Strong agree. Do you think relay codebase diversity should be held up to the same standard as execution and consensus client diversity? Or should we demand more/less of the MEV relay ecosystem (which is quite small and concentrated at the moment)?
Hi everyone, Aidan from ChainSafe here.
The very limited discussion here on the impact of forcing censorship on a significant portion of the network is highly concerning. ChainSafe stands firmly alongside Sigma Prime in recognizing that this is an unnecessary action that does not contribute or align with the open values of the Ethereum community.
For some Node Operators being compliant is a necessity, and we fully support those operators in doing so. For those who have the choice, we urge you to consider the implications of censorship.
We would like to see further discourse on this topic, with the hope that it will lead to a healthy dialogue surrounding censorship at the protocol layer, and foster further options for validators.
I’m also strongly opposed to requiring operators to use censoring relays.
I would prefer there to be no censoring relays whatsoever and for LIDO to require this. Failing that, it should give operators the choice.
I’ve discussed this internally with Paul and we disagree on how SigP’s validators should be managed, but have agreed to carry divergent opinions. Personally I would prefer SigP to cease functioning as a LIDO node operator than to engage in censorship.
The goal of Lido policy at it is at the moment is to emulate PBS as close as possible. You won’t have an option to censor Flashbots’ blocks in PBS and I think we should want to know how the landscape of MEV block building will end up if we continue as is - while Ethereum still can reconsider.
Having censorship resistance of Ethereum to hang on assumptions that will not hold true post-pbs (“node operators can exclude some block builders they don’t like”) is I think not the right choice.
Thanks @aidan and @michaelsproul for your input. I’d like to reiterate the objective and thrust of the policy, which is to attempt to implement a mechanism which mirrors enshrined PBS as closely as possible.
In enshrined PBS (based on current designs), the validator (block proposer) will not be able to differentiate between what’s in blocks, thus they will effectively process whatever block pays the highest, with the possible addition of txs via crLists (which can, and should, be implemented in out-of-protocol PBS as well, and I don’t see why something like this wouldn’t be suggested for adoption by Lido at the earliest possibility in keeping with the same principle). This is mimic’d by hooking up a proposer to as many relays (and thus builders) as possible, with the caveat that due to the fact that MEV Boost-based PBS requires trust assumptions between Relays and Proposers there’s a vetting process that otherwise wouldn’t be necessary.

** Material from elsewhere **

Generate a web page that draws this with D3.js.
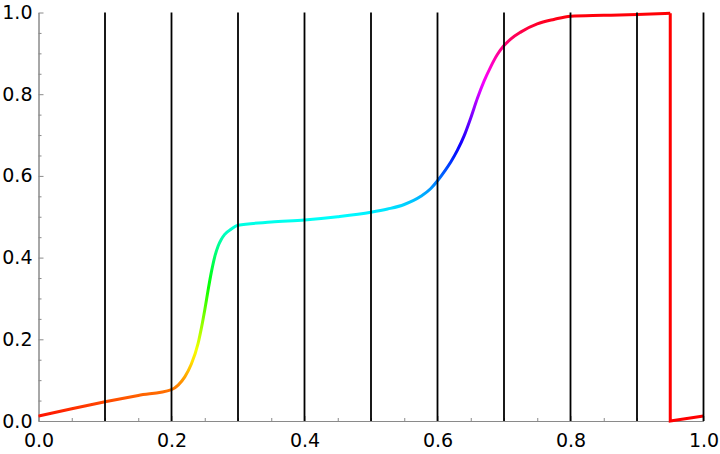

The point of using as many relays as possible is to foster relay and especially builder diversity; it is builder diversity and builder dominance which ultimately ends being the decision maker with regards to whether transactions are censored or not, and for how long.
Using “non-censoring” relays doesn’t actually prevent potential censorship from happening, because “non-censoring” is not “anti-censoring”. e.g. if the best builder 6/10 times is a tx-filtering builder, and that builder is sending blocks to non-filtering relays, then those are the bids that the relay will send and will be proposed.
Until such a time that anti-censorship mechanisms (crLists and/or ideally encrypted transactions) can be made a reality, I think that the best way forward is to test the system “as it will be” so that the right solutions can then be designed and appropriately prioritized. These are failings at the protocol level (both from a design and incentive perspective) – they should be remedied as such.